-- Goal --
Write out each line of the listing as it stands, without the images.

-- Dataset extract --
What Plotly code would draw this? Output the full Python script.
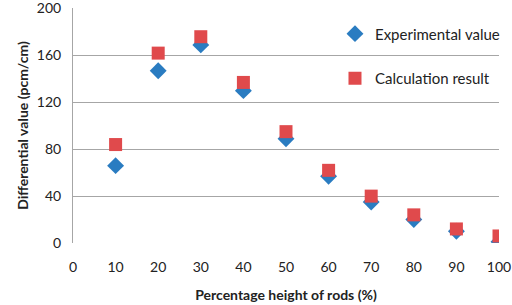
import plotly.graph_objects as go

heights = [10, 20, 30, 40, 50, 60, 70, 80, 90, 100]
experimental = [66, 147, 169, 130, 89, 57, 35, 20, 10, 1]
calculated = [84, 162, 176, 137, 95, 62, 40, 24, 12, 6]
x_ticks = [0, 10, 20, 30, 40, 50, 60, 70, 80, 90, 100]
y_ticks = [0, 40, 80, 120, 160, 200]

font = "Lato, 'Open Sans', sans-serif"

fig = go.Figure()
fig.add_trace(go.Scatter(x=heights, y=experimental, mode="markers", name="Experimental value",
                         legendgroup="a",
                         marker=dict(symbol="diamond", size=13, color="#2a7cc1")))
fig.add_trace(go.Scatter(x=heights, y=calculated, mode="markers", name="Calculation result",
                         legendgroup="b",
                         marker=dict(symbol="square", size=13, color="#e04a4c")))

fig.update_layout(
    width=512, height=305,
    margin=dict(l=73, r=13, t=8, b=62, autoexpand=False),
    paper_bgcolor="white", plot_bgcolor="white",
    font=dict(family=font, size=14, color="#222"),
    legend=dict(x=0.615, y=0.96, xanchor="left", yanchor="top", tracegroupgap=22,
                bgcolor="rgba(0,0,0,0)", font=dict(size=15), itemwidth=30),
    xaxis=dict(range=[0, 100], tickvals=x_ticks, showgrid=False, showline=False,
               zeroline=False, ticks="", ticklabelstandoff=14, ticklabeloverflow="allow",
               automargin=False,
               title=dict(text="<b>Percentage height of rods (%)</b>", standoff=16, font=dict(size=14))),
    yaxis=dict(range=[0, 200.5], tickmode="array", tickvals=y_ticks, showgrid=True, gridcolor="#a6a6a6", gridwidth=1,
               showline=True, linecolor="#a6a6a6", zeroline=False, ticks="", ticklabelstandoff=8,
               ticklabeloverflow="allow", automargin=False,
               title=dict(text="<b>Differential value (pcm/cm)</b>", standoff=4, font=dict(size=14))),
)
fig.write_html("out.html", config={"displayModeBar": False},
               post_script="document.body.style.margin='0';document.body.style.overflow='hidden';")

-- Expected answer --
What Plotly code would draw this? Output the full Python script.
import plotly.graph_objects as go

heights = [10, 20, 30, 40, 50, 60, 70, 80, 90, 100]
experimental = [66, 147, 169, 130, 89, 57, 35, 20, 10, 1]
calculated = [84, 162, 176, 137, 95, 62, 40, 24, 12, 6]
x_ticks = [0, 10, 20, 30, 40, 50, 60, 70, 80, 90, 100]
y_ticks = [0, 40, 80, 120, 160, 200]

font = "Lato, 'Open Sans', sans-serif"

fig = go.Figure()
fig.add_trace(go.Scatter(x=heights, y=experimental, mode="markers", name="Experimental value",
                         legendgroup="a",
                         marker=dict(symbol="diamond", size=13, color="#2a7cc1")))
fig.add_trace(go.Scatter(x=heights, y=calculated, mode="markers", name="Calculation result",
                         legendgroup="b",
                         marker=dict(symbol="square", size=13, color="#e04a4c")))

fig.update_layout(
    width=512, height=305,
    margin=dict(l=73, r=13, t=8, b=62, autoexpand=False),
    paper_bgcolor="white", plot_bgcolor="white",
    font=dict(family=font, size=14, color="#222"),
    legend=dict(x=0.615, y=0.96, xanchor="left", yanchor="top", tracegroupgap=22,
                bgcolor="rgba(0,0,0,0)", font=dict(size=15), itemwidth=30),
    xaxis=dict(range=[0, 100], tickvals=x_ticks, showgrid=False, showline=False,
               zeroline=False, ticks="", ticklabelstandoff=14, ticklabeloverflow="allow",
               automargin=False,
               title=dict(text="<b>Percentage height of rods (%)</b>", standoff=16, font=dict(size=14))),
    yaxis=dict(range=[0, 200.5], tickmode="array", tickvals=y_ticks, showgrid=True, gridcolor="#a6a6a6", gridwidth=1,
               showline=True, linecolor="#a6a6a6", zeroline=False, ticks="", ticklabelstandoff=8,
               ticklabeloverflow="allow", automargin=False,
               title=dict(text="<b>Differential value (pcm/cm)</b>", standoff=4, font=dict(size=14))),
)
fig.write_html("out.html", config={"displayModeBar": False},
               post_script="document.body.style.margin='0';document.body.style.overflow='hidden';")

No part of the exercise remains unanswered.